Can I offer a "bundle and subscribe" discount that is different from my "one-time bundle" discount?

Yes, most advanced Shopify apps allow you to set tiered pricing. For example, you can offer a "Bundle and Save 10%" for one-time purchases and a "Bundle and Subscribe for 20%" offer. This incentivizes the recurring commitment by providing extra value to the subscriber. Just be sure to clearly display both options on the product page so the choice is obvious to the customer.

How does "bundle and subscribe" work with Shopify Markets and different currencies?

Shopify Markets handles currency conversion, but bundle apps may vary in how they display those converted prices. If you sell internationally, you should test your bundle checkout in different currencies. Ensure that your fixed-price bundles (e.g., "3 for $50") convert correctly into Euros, Pounds, or other currencies without creating confusing "broken" numbers like $49.87.

Will bundling my products for a subscription break my inventory tracking?
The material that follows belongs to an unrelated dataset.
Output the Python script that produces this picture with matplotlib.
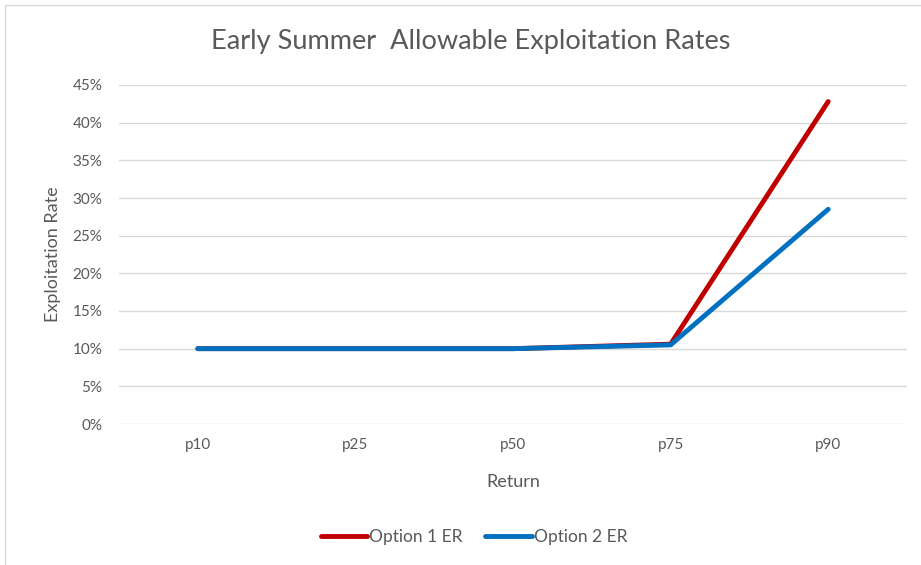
import matplotlib
matplotlib.use("Agg")
import matplotlib.pyplot as plt
from matplotlib.patches import Rectangle
from matplotlib.ticker import FuncFormatter

categories = ["p10", "p25", "p50", "p75", "p90"]
option1_er = [10.0, 10.0, 10.0, 10.6, 42.8]
option2_er = [10.0, 10.0, 10.0, 10.5, 28.5]
y_ticks = [0, 5, 10, 15, 20, 25, 30, 35, 40, 45]

plt.rcParams['font.family'] = ['Lato', 'DejaVu Sans']
text_color = "#595959"

fig = plt.figure(figsize=(9.21, 5.65), dpi=100)
fig.patch.set_facecolor("white")
fig.patches.append(Rectangle((5 / 921, -0.01), 1.2, 1 - 5 / 565 + 0.01,
                             transform=fig.transFigure, fill=False,
                             edgecolor="#d9d9d9", linewidth=1.0))

ax = fig.add_axes([119 / 921, (565 - 424) / 565, (907 - 119) / 921, (424 - 85) / 565])
x = list(range(len(categories)))
ax.plot(x, option1_er, color="#c00000", linewidth=3.5, solid_capstyle="round",
        label="Option 1 ER", zorder=3)
ax.plot(x, option2_er, color="#0070c0", linewidth=3.5, solid_capstyle="round",
        label="Option 2 ER", zorder=4)

ax.set_xlim(-0.5, len(categories) - 0.5)
ax.set_ylim(0, 45)
ax.set_yticks(y_ticks)
ax.yaxis.set_major_formatter(FuncFormatter(lambda v, p: f"{v:.0f}%"))
ax.set_xticks(x)
ax.set_xticklabels(categories)
ax.grid(axis="y", color="#d9d9d9", linewidth=1.0)
ax.set_axisbelow(True)
for s in ax.spines.values():
    s.set_visible(False)
ax.tick_params(axis="both", length=0, colors=text_color, labelsize=11)
ax.tick_params(axis="y", pad=12)
ax.tick_params(axis="x", pad=10)

ax.set_xlabel("Return", color=text_color, fontsize=13, labelpad=16)
ax.set_ylabel("Exploitation Rate", color=text_color, fontsize=13, labelpad=8)

fig.text(471 / 921, 1 - 42 / 565, "Early Summer  Allowable Exploitation Rates",
         ha="center", va="center", fontsize=19.5, color=text_color)

leg = fig.legend(loc="center", bbox_to_anchor=(474 / 921, 1 - 537 / 565), ncol=2,
                 frameon=False, fontsize=12.5, handlelength=2.7, handletextpad=0.1,
                 columnspacing=1.3)
for t in leg.get_texts():
    t.set_color(text_color)

fig.savefig("out.png", dpi=100, facecolor="white")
If your bundling app uses "virtual" or "logical" bundles, it should automatically deduct the inventory from the individual items (the "child" products) when a bundle is sold. However, if you are using a "Master SKU" approach, you must manually sync inventory or use an inventory management tool. Always check if your bundle app supports "component-level" inventory tracking to prevent overselling an out-of-stock item within a bundle.

What is the best way to prevent "discount stacking" with my subscription bundles?

The best way to prevent unwanted discount overlap is to use Shopify’s native discount combinations settings. You can specify whether a "Bundle Discount" can be combined with "Shipping Discounts" or "Other Product Discounts." Additionally, check your app settings; many apps allow you to "disable" other discount codes if a bundle is present in the cart. Testing your checkout end-to-end with multiple codes is the only way to be 100% sure before you launch.